>> start

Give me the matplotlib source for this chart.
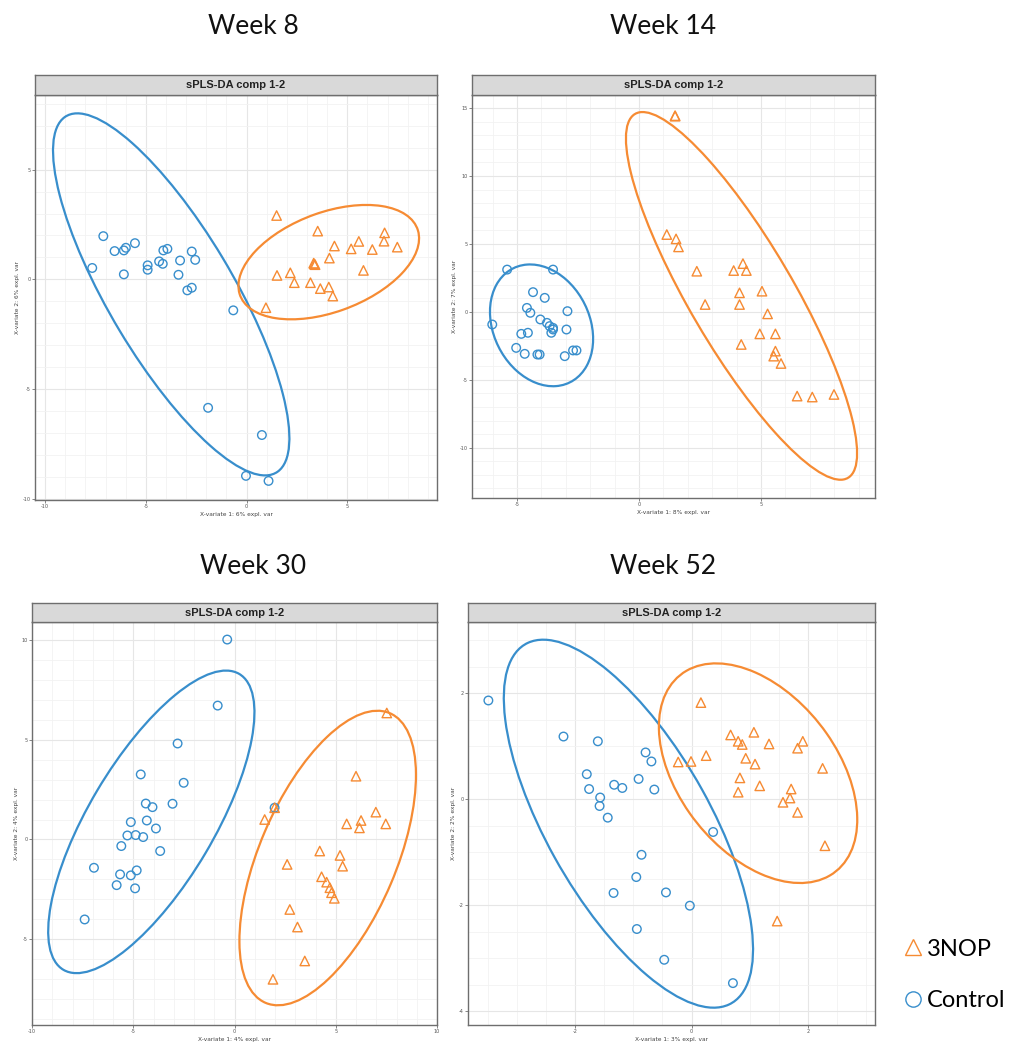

>> end
>> start

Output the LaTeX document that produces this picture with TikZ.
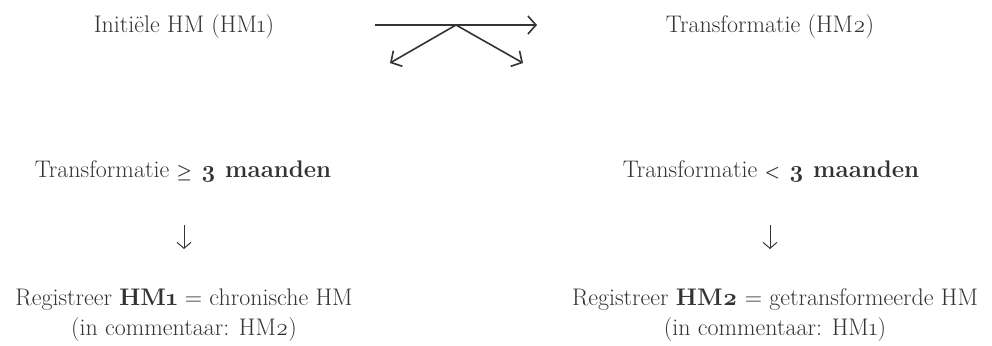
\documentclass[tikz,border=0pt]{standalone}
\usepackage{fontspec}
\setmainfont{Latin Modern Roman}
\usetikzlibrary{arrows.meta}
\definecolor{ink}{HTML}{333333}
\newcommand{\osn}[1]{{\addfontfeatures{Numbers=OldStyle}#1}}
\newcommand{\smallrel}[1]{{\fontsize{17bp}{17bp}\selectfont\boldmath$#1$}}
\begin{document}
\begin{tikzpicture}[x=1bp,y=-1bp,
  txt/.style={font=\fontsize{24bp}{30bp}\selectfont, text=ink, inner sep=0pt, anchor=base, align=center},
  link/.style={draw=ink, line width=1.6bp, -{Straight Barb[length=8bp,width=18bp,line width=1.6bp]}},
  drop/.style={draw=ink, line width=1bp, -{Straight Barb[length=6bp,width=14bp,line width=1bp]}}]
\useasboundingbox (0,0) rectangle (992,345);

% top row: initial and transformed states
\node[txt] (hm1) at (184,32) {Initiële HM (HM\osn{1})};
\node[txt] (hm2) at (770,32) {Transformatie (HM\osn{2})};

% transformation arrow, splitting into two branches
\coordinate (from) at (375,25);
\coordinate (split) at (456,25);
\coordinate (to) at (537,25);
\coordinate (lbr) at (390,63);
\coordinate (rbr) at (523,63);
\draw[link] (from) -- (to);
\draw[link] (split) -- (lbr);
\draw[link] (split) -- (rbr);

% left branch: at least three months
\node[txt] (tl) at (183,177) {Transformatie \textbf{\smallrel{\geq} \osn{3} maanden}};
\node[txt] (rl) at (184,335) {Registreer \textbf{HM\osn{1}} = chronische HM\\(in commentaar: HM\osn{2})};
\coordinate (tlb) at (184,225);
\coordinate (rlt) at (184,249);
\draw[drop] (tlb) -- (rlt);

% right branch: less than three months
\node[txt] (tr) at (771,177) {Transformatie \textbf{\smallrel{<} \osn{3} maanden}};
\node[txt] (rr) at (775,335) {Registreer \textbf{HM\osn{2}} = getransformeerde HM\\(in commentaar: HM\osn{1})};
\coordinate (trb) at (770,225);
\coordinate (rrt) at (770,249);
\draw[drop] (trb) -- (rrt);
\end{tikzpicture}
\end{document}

>> end

TASK GOAL:
Going back to the data above, write out everything from the line with "Output the LaTeX" down to the line with "(0,0) rectangle (992,345);", both included, leaving every picture out.

ANSWER:
Output the LaTeX document that produces this picture with TikZ.
\documentclass[tikz,border=0pt]{standalone}
\usepackage{fontspec}
\setmainfont{Latin Modern Roman}
\usetikzlibrary{arrows.meta}
\definecolor{ink}{HTML}{333333}
\newcommand{\osn}[1]{{\addfontfeatures{Numbers=OldStyle}#1}}
\newcommand{\smallrel}[1]{{\fontsize{17bp}{17bp}\selectfont\boldmath$#1$}}
\begin{document}
\begin{tikzpicture}[x=1bp,y=-1bp,
  txt/.style={font=\fontsize{24bp}{30bp}\selectfont, text=ink, inner sep=0pt, anchor=base, align=center},
  link/.style={draw=ink, line width=1.6bp, -{Straight Barb[length=8bp,width=18bp,line width=1.6bp]}},
  drop/.style={draw=ink, line width=1bp, -{Straight Barb[length=6bp,width=14bp,line width=1bp]}}]
\useasboundingbox (0,0) rectangle (992,345);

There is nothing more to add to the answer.